Birmingham City 1 – 1 Aston Villa
There’s something achingly familiar about the scenario: take the lead, drop the points. And yet, this time I’m quite happy with the outcome. It was a good point to take, particularly as the match turned out.
Birmingham were quicker out of the blocks but for all their domination of possession, created very little. But their one effort on target provoked genuine concern. Until his dying day Donaldson will never know how he hit the underside of the bar and goalkeeper from point blank range.
The assistant referee, in front of the home supporters, showed strong character to correctly rule that the whole of the ball hadn’t crossed the line. He’d probably prefer goal-line technology were present to make the decision for him but in its absence, it was reassuring to find one official who doesn’t need to go to Specsavers.
And then Villa punished them. An outstanding Jordan Ayew free kick was met with an exquisite looping, curling header from Gary Gardner. It was in the minute he connected with the ball, the trajectory a thing of sheer beauty, made all the more delicious by the blood-curdling despair it induced in the home support. They couldn’t believe their side was trailing whilst for a minute, we dared to dream.
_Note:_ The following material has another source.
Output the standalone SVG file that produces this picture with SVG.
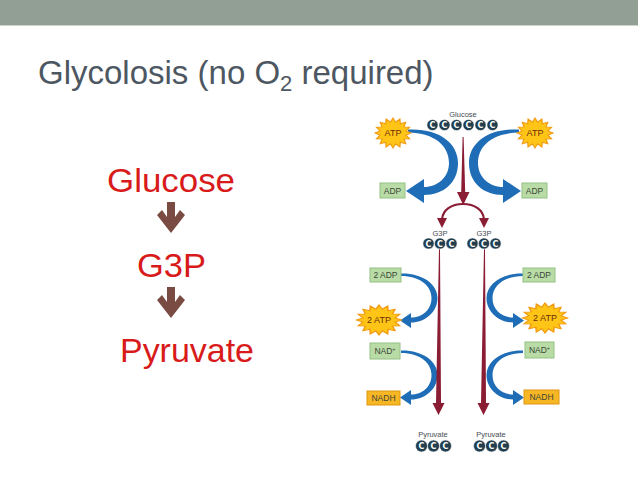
<svg xmlns="http://www.w3.org/2000/svg" width="638" height="479" viewBox="0 0 638 479">
<style>
.title{font-family:"Liberation Sans",Arial,sans-serif;font-size:33px;fill:#4d5762}
.big{font-family:"Liberation Sans",Arial,sans-serif;font-size:33px;fill:#d81a1a}
.lbl{font-family:"Liberation Sans",Arial,sans-serif;font-size:7.5px;fill:#464c52;text-anchor:middle}
.box{font-family:"Liberation Sans",Arial,sans-serif;font-size:8.5px;fill:#3b4639;text-anchor:middle}
.atp{font-family:"Liberation Sans",Arial,sans-serif;font-size:9px;fill:#6a2c08;text-anchor:middle}
.green{fill:#b9dca6;stroke:#92c184;stroke-width:1}
.gold{fill:#f7b623;stroke:#de9612;stroke-width:1}
.sun{fill:#ffc516;stroke:#f29a12;stroke-width:1;vector-effect:non-scaling-stroke}
.c{fill:#233f4f;stroke:#ffffff;stroke-width:0.6}
.ct{font-family:"DejaVu Sans",sans-serif;font-size:8px;font-weight:bold;fill:#ffffff;text-anchor:middle}
.blue{fill:#1e6db6}
.red{fill:#8a1c34}
.redl{fill:none;stroke:#8a1c34;stroke-width:2.2}
.brown{fill:#7a4b42}
</style>
<defs>
<polygon id="star" points="15,0 10.79,2.15 13.86,5.74 9.15,6.11 10.61,10.61 6.11,9.15 5.74,13.86 2.15,10.79 0,15 -2.15,10.79 -5.74,13.86 -6.11,9.15 -10.61,10.61 -9.15,6.11 -13.86,5.74 -10.79,2.15 -15,0 -10.79,-2.15 -13.86,-5.74 -9.15,-6.11 -10.61,-10.61 -6.11,-9.15 -5.74,-13.86 -2.15,-10.79 0,-15 2.15,-10.79 5.74,-13.86 6.11,-9.15 10.61,-10.61 9.15,-6.11 13.86,-5.74 10.79,-2.15"/>
<path id="bigArrow" d="M408,129.5 C439,128 458,143 458,163 C458,183 443,195 424,195 L424,203 L406,191 L424,179 L424,187 C438,187 449,177 449,163 C449,146 435,133 408,132.5 Z"/>
<path id="smallArrow" d="M401,273.5 C422,273 437.5,284 437.5,298 C437.5,312 425,322.5 411,322.5 L411,328 L400,320.5 L411,313 L411,317.5 C422,317.5 431.5,310 431.5,298 C431.5,286 420,276 401,276 Z"/>
</defs>

<rect x="0" y="0" width="638" height="25" fill="#919f94"/>
<line x1="0" y1="25.5" x2="638" y2="25.5" stroke="#cdd3cd" stroke-width="1"/>

<text class="title" x="38" y="84">Glycolosis (no O<tspan font-size="22" dy="7">2</tspan><tspan dy="-7"> required)</tspan></text>

<g id="left-summary">
<g id="n-glucose"><text class="big" x="107" y="192" textLength="128" lengthAdjust="spacingAndGlyphs">Glucose</text></g>
<g id="n-g3p"><text class="big" x="137" y="277" textLength="69" lengthAdjust="spacingAndGlyphs">G3P</text></g>
<g id="n-pyruvate"><text class="big" x="120" y="362" textLength="134" lengthAdjust="spacingAndGlyphs">Pyruvate</text></g>
</g>

<g id="connectors">
<polygon class="brown" points="167,202 175,202 175,217 180,210 185,215 171,233 157,215 162,210 167,217"/>
<polygon class="brown" points="167,287 175,287 175,302 180,295 185,300 171,318 157,300 162,295 167,302"/>

<use href="#bigArrow" class="blue"/>
<use href="#bigArrow" class="blue" transform="matrix(-1,0,0,1,927,0)"/>
<use href="#smallArrow" class="blue"/>
<use href="#smallArrow" class="blue" transform="translate(0,77)"/>
<use href="#smallArrow" class="blue" transform="matrix(-1,0,0,1,924,0)"/>
<use href="#smallArrow" class="blue" transform="matrix(-1,0,0,1,924,77)"/>

<polygon class="red" points="462.6,137 463.6,137 465.2,192 469.5,192 463.2,205 457,192 461.2,192"/>
<path class="redl" d="M463,204 C451,204 443,210 442,219"/>
<polygon class="red" points="437,218 447,218 442,228"/>
<path class="redl" d="M463,204 C475,204 483,210 484,219"/>
<polygon class="red" points="479,218 489,218 484,228"/>
<polygon class="red" points="439,249 440,249 441,403 444.5,403 438.5,415 432.5,403 436,403"/>
<polygon class="red" points="484,249 485,249 486,403 489.5,403 483.5,415 477.5,403 481,403"/>
</g>

<g id="m-glucose">
<text class="lbl" x="463" y="117">Glucose</text>
<circle class="c" cx="432.5" cy="125" r="5.6"/><text class="ct" x="432.5" y="128">C</text>
<circle class="c" cx="444.5" cy="125" r="5.6"/><text class="ct" x="444.5" y="128">C</text>
<circle class="c" cx="456.5" cy="125" r="5.6"/><text class="ct" x="456.5" y="128">C</text>
<circle class="c" cx="468.5" cy="125" r="5.6"/><text class="ct" x="468.5" y="128">C</text>
<circle class="c" cx="480.5" cy="125" r="5.6"/><text class="ct" x="480.5" y="128">C</text>
<circle class="c" cx="492.5" cy="125" r="5.6"/><text class="ct" x="492.5" y="128">C</text>
</g>

<g id="m-g3p-left">
<text class="lbl" x="440" y="236">G3P</text>
<circle class="c" cx="428.5" cy="243.5" r="5.6"/><text class="ct" x="428.5" y="246.5">C</text>
<circle class="c" cx="440" cy="243.5" r="5.6"/><text class="ct" x="440" y="246.5">C</text>
<circle class="c" cx="451.5" cy="243.5" r="5.6"/><text class="ct" x="451.5" y="246.5">C</text>
</g>
<g id="m-g3p-right">
<text class="lbl" x="484" y="236">G3P</text>
<circle class="c" cx="472.5" cy="243.5" r="5.6"/><text class="ct" x="472.5" y="246.5">C</text>
<circle class="c" cx="484" cy="243.5" r="5.6"/><text class="ct" x="484" y="246.5">C</text>
<circle class="c" cx="495.5" cy="243.5" r="5.6"/><text class="ct" x="495.5" y="246.5">C</text>
</g>

<g id="m-pyruvate-left">
<text class="lbl" x="433" y="437">Pyruvate</text>
<circle class="c" cx="421.5" cy="446" r="6"/><text class="ct" x="421.5" y="449">C</text>
<circle class="c" cx="433.5" cy="446" r="6"/><text class="ct" x="433.5" y="449">C</text>
<circle class="c" cx="445.5" cy="446" r="6"/><text class="ct" x="445.5" y="449">C</text>
</g>
<g id="m-pyruvate-right">
<text class="lbl" x="491" y="437">Pyruvate</text>
<circle class="c" cx="479.5" cy="446" r="6"/><text class="ct" x="479.5" y="449">C</text>
<circle class="c" cx="491.5" cy="446" r="6"/><text class="ct" x="491.5" y="449">C</text>
<circle class="c" cx="503.5" cy="446" r="6"/><text class="ct" x="503.5" y="449">C</text>
</g>

<g id="atp-top-left"><use href="#star" class="sun" transform="translate(393,133) scale(1.2,1)"/><text class="atp" x="393" y="136">ATP</text></g>
<g id="atp-top-right"><use href="#star" class="sun" transform="translate(535,133) scale(1.2,1)"/><text class="atp" x="535" y="136">ATP</text></g>
<g id="adp-left"><rect class="green" x="380" y="183" width="25" height="15"/><text class="box" x="392.5" y="193.5">ADP</text></g>
<g id="adp-right"><rect class="green" x="522" y="183" width="25" height="15"/><text class="box" x="534.5" y="193.5">ADP</text></g>

<g id="adp2-left"><rect class="green" x="370" y="268" width="31" height="14"/><text class="box" x="385.5" y="278">2 ADP</text></g>
<g id="adp2-right"><rect class="green" x="523" y="268" width="32" height="14"/><text class="box" x="539" y="278">2 ADP</text></g>
<g id="atp2-left"><use href="#star" class="sun" transform="translate(379,320) scale(1.5,1)"/><text class="atp" x="379" y="323">2 ATP</text></g>
<g id="atp2-right"><use href="#star" class="sun" transform="translate(545,318) scale(1.5,1)"/><text class="atp" x="545" y="321">2 ATP</text></g>
<g id="nad-left"><rect class="green" x="370" y="343" width="30" height="16"/><text class="box" x="385" y="354">NAD<tspan font-size="5.5" dy="-3">+</tspan></text></g>
<g id="nad-right"><rect class="green" x="525" y="342" width="29" height="16"/><text class="box" x="539.5" y="353">NAD<tspan font-size="5.5" dy="-3">+</tspan></text></g>
<g id="nadh-left"><rect class="gold" x="367" y="391" width="33" height="14"/><text class="box" x="383.5" y="401">NADH</text></g>
<g id="nadh-right"><rect class="gold" x="524" y="390" width="35" height="14"/><text class="box" x="541.5" y="400">NADH</text></g>
</svg>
For the rest of the half, the match reverted to the previous half an hour. Birmingham had the ball, we looked comfortable defending the lead. They were devoid of attacking ideas; plenty of intent and endeavour but nothing of note. Whatever Gary Rowett said at half-time, Birmingham were inspired or at the very least, fired up.
On the back foot, Villa contributed to their own problems. As per usual. Hutton sold Gollini short, Maghoma nipped in threatened to score but the Italian recovered to stave off the problem, with a bit of help from his friends.
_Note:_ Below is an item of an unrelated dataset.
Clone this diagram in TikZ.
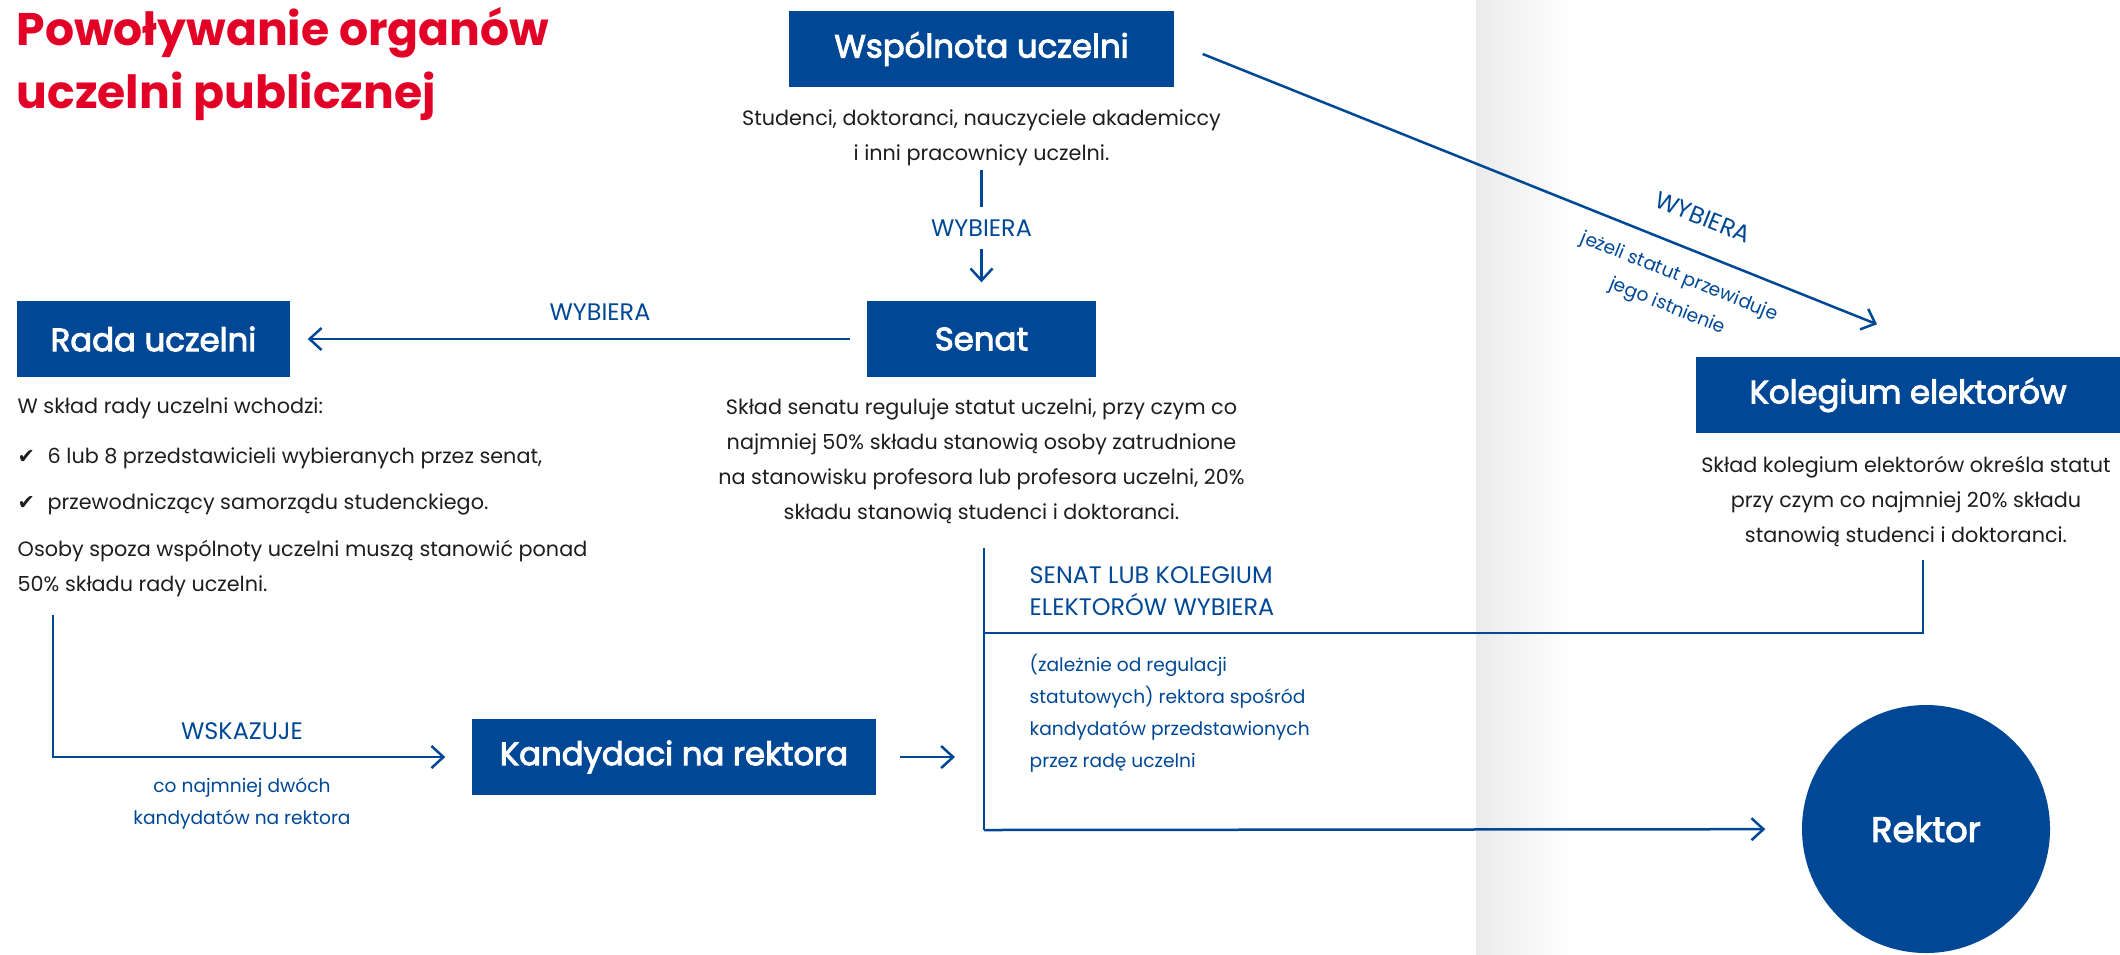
\documentclass[tikz,border=0pt]{standalone}
\usepackage{fontspec}
\setmainfont{Poppins}
\newfontfamily\organfont{Poppins}[FakeBold=3]
\newfontfamily\symfont{DejaVu Sans}
\usetikzlibrary{arrows.meta,positioning}
\definecolor{uniblue}{RGB}{0,72,150}
\definecolor{unired}{RGB}{226,0,38}
\definecolor{bodytext}{RGB}{29,29,27}

\begin{document}
\begin{tikzpicture}[x=0.1mm, y=-0.1mm,
  organ/.style={fill=uniblue, text=white, font=\organfont\fontsize{9.2}{11}\selectfont, minimum height=7.6mm, inner sep=0pt},
  desc/.style={text=bodytext, font=\fontsize{5.9}{10}\selectfont, inner sep=0pt, align=center},
  verb/.style={text=uniblue, font=\fontsize{6.8}{9.1}\selectfont, inner sep=0pt},
  note/.style={text=uniblue, font=\fontsize{5.3}{9.1}\selectfont, inner sep=0pt},
  wire/.style={draw=uniblue, line width=0.25mm},
  arr/.style={wire, -{Straight Barb[length=1.2mm, width=2.2mm]}}]
\useasboundingbox (0,0) rectangle (2120,954);
%
\shade[left color=gray!16, right color=white] (1476,0) rectangle (1575,954);
%
\node[anchor=north west, inner sep=0pt, align=left, text=unired, font=\fontsize{13}{17.9}\selectfont\bfseries] (title) at (16,7) {Powoływanie organów\\uczelni publicznej};
%
% organy
\node[organ, minimum width=38.5mm] (wsp) at (981.5,49) {Wspólnota uczelni};
\node[organ, minimum width=22.9mm] (senat) at (981.5,339) {Senat};
\node[organ, minimum width=27.3mm] (rada) at (153.5,339) {Rada uczelni};
\node[organ, minimum width=40.4mm] (kand) at (674,757) {Kandydaci na rektora};
\node[organ, minimum width=42.4mm] (kol) at (1908,395) {Kolegium elektorów};
\node[organ, circle, minimum size=24.8mm, font=\organfont\fontsize{10}{12}\selectfont] (rektor) at (1926,829) {Rektor};
%
% opisy
\node[desc, anchor=north] (wspsub) at (981.5,109) {Studenci, doktoranci, nauczyciele akademiccy\\i inni pracownicy uczelni.};
\node[desc, anchor=north] (senatsub) at (981.5,398) {Skład senatu reguluje statut uczelni, przy czym co\\najmniej 50\% składu stanowią osoby zatrudnione\\na stanowisku profesora lub profesora uczelni, 20\%\\składu stanowią studenci i doktoranci.};
\node[desc, anchor=north] (kolsub) at (1906,455) {Skład kolegium elektorów określa statut\\przy czym co najmniej 20\% składu\\stanowią studenci i doktoranci.};
\node[desc, anchor=base west] (radaintro) at (17,413) {W skład rady uczelni wchodzi:};
\node[desc, anchor=base west] (checkA) at (17,463) {\symfont ✔};
\node[desc, anchor=base west] (itemA) at (47,463) {6 lub 8 przedstawicieli wybieranych przez senat,};
\node[desc, anchor=base west] (checkB) at (17,509) {\symfont ✔};
\node[desc, anchor=base west] (itemB) at (47,509) {przewodniczący samorządu studenckiego.};
\node[desc, anchor=north west, align=left] (radanote) at (17,539) {Osoby spoza wspólnoty uczelni muszą stanowić ponad\\50\% składu rady uczelni.};
%
% etykiety
\node[verb, inner ysep=1.2mm] (wybA) at (981.5,228) {WYBIERA};
\node[verb] (wybB) at (600,312) {WYBIERA};
\node[verb] (wskaz) at (242,731) {WSKAZUJE};
\node[note, anchor=north, align=center] (wskazsub) at (242,777) {co najmniej dwóch\\kandydatów na rektora};
\node[verb, anchor=north west, align=left] (wybC) at (1029,566) {SENAT LUB KOLEGIUM\\ELEKTORÓW WYBIERA};
\node[note, anchor=north west, align=left] (wybCsub) at (1029,653) {(zależnie od regulacji\\statutowych) rektora spośród\\kandydatów przedstawionych\\przez radę uczelni};
%
\coordinate (radaout) at (53,615);
\coordinate (jtop) at (984,548);
\coordinate (jmid) at (984,633);
\coordinate (jbot) at (984,830);
\coordinate (kolout) at (1923,560);
%
% strzalki
\draw[wire, shorten <=0.3mm] (wspsub) -- (wybA);
\draw[arr, shorten >=1.8mm] (wybA) -- (senat);
\draw[arr, shorten <=1.6mm, shorten >=1.7mm] (senat) -- (rada);
\draw[arr] ([xshift=2.8mm, yshift=-0.5mm]wsp.east) -- ([xshift=-3.1mm, yshift=3.2mm]kol.north)
  node[verb, pos=0.723, sloped, above=2.5mm] (wybD) {WYBIERA}
  node[note, pos=0.723, sloped, below=1.9mm, align=center] (wybDsub) {jeżeli statut przewiduje\\jego istnienie};
\draw[arr, shorten >=2.6mm] (radaout) |- (kand);
\draw[arr, shorten <=2.3mm, shorten >=2.9mm] (kand) -- (kand -| jtop);
\draw[wire] (jtop) -- (jbot);
\draw[arr, shorten >=3.6mm] (jbot) -- (rektor);
\draw[wire] (kolout) |- (jmid);
\end{tikzpicture}
\end{document}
There was an air of inevitability about the equaliser when it came. You can’t play a rearguard action for the whole of the second half and not expect to concede chances. Kodjia was increasingly isolated throughout the 45 minutes but with twenty minutes of normal time remaining, Davis’ shot deflected off Jedinak’s leg past Gollini. Unsighted by the deflection, the Italian couldn’t react to the change in the ball’s course.
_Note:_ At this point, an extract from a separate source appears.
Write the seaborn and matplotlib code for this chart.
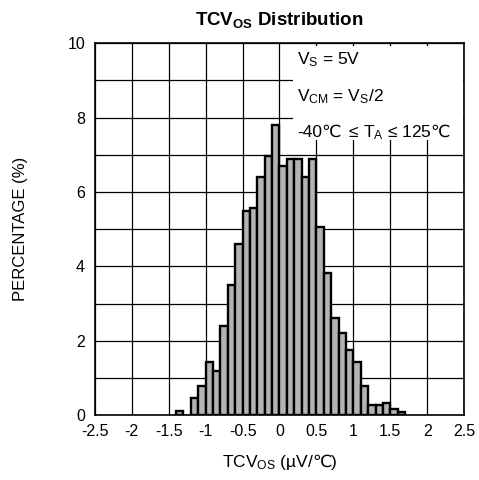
import numpy as np
import pandas as pd
import seaborn as sns
import matplotlib
matplotlib.use("Agg")
import matplotlib.pyplot as plt
from matplotlib.patches import Rectangle

# bin centres (uV/C) and share of units in each 0.1 bin (%)
bin_center = [-1.35, -1.15, -1.05, -0.95, -0.85, -0.75, -0.65, -0.55, -0.45, -0.35,
              -0.25, -0.15, -0.05, 0.05, 0.15, 0.25, 0.35, 0.45, 0.55, 0.65,
              0.75, 0.85, 0.95, 1.05, 1.15, 1.25, 1.35, 1.45, 1.55, 1.65]
percentage = [0.12, 0.47, 0.78, 1.42, 1.19, 2.39, 3.49, 4.59, 5.48, 5.56,
              6.39, 6.97, 7.81, 6.71, 6.90, 6.90, 6.39, 6.90, 5.05, 3.81,
              2.60, 2.20, 1.75, 1.42, 0.79, 0.27, 0.27, 0.33, 0.18, 0.09]

x_ticks = [-2.5, -2, -1.5, -1, -0.5, 0, 0.5, 1, 1.5, 2, 2.5]
x_tick_labels = ["-2.5", "-2", "-1.5", "-1", "-0.5", "0", "0.5", "1", "1.5", "2", "2.5"]
y_ticks = [0, 2, 4, 6, 8, 10]

df = pd.DataFrame({"tcvos": bin_center, "pct": percentage})

sns.set_style("white")
plt.rcParams["font.family"] = ["Liberation Sans", "DejaVu Sans"]
plt.rcParams["mathtext.fontset"] = "custom"
plt.rcParams["mathtext.rm"] = "Liberation Sans"
plt.rcParams["mathtext.default"] = "regular"
for k in ["text.color", "axes.labelcolor", "xtick.color", "ytick.color"]:
    plt.rcParams[k] = "black"

fig = plt.figure(figsize=(4.79, 4.80), dpi=100)
ax = fig.add_axes([0.198, 0.135, 0.771, 0.775])

sns.histplot(data=df, x="tcvos", weights="pct", binwidth=0.1, binrange=(-1.4, 1.7),
             color="#b3b3b3", alpha=1, edgecolor="black", linewidth=1.7, ax=ax, zorder=3)
# drop the empty bin so no stub is drawn on the baseline
for p in list(ax.patches):
    if p.get_height() == 0:
        p.remove()

ax.set_xlim(-2.5, 2.5)
ax.set_ylim(0, 10)
ax.set_xticks(x_ticks)
ax.set_xticklabels(x_tick_labels)
ax.set_yticks(y_ticks)
ax.set_yticks(np.arange(0, 11, 1), minor=True)
ax.grid(True, which="both", color="black", linewidth=0.9, zorder=0)
ax.set_axisbelow(True)
ax.tick_params(axis="both", which="both", length=0, labelsize=11.5)
ax.tick_params(axis="x", pad=6)
ax.tick_params(axis="y", pad=7)
for s in ax.spines.values():
    s.set_color("black")
    s.set_linewidth(1.2)
ax.set_xlabel("")


def chain(first, parts, coords, size):
    # place text pieces one after another on the same baseline
    # (the C-degree sign is not in Liberation Sans, so it is kept out of mathtext)
    prev = first
    y = first.get_position()[1]
    for p in parts:
        prev = ax.annotate(p, xy=(1, y), xycoords=(prev, coords), xytext=(-1, 0),
                           textcoords="offset points", ha="left", va="baseline",
                           fontsize=size, zorder=2, annotation_clip=False)
    return prev


# white patch behind the test conditions
ax.add_patch(Rectangle((0.18, 7.4), 2.31, 2.52, facecolor="white", edgecolor="none", zorder=1))
cond_size = 12.5
ax.text(0.24, 9.42, "V$_S$ = 5V", fontsize=cond_size, va="baseline", ha="left", zorder=2)
ax.text(0.24, 8.45, "V$_{CM}$ = V$_S$/2", fontsize=cond_size, va="baseline", ha="left", zorder=2)
t = ax.text(0.24, 7.48, "-40", fontsize=cond_size, va="baseline", ha="left", zorder=2)
chain(t, ["℃", "  ≤ T$_A$ ≤ 125", "℃"], "data", cond_size)

ax.set_title("TCV$_{OS}$ Distribution", fontsize=13.5, fontweight="bold", pad=13)
ax.set_ylabel("PERCENTAGE (%)", fontsize=12, labelpad=28)

xl = fig.text(314 / 479, 1 - 467 / 480, "TCV$_{OS}$ (µV/", fontsize=12.5, ha="right", va="baseline")
chain(xl, ["℃", ")"], "figure fraction", 12.5)

fig.savefig("out.png", dpi=100)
The match took a bizarre twist when Gabby Agbonlahor entered the fray. Roll back the years, was the thought most of us thought however fleeting. Steve Bruce is prepared to give the striker another but with supporters, the wounds run deeper. A couple of goals – more than he’s managed in the last couple of seasons in total – would probably help but yesterday, we didn’t threaten to create much, if anything, in the second half.
Overall, the result was a good one for us. Disappointing in the sense that everyone wants to win the derby, no-one wants to lose either. Four games unbeaten is as good a start as Steve Bruce would have asked for, particularly with two derbies in that run.
With his feet under the table, the expectation is the Bruce will build on these positive foundations.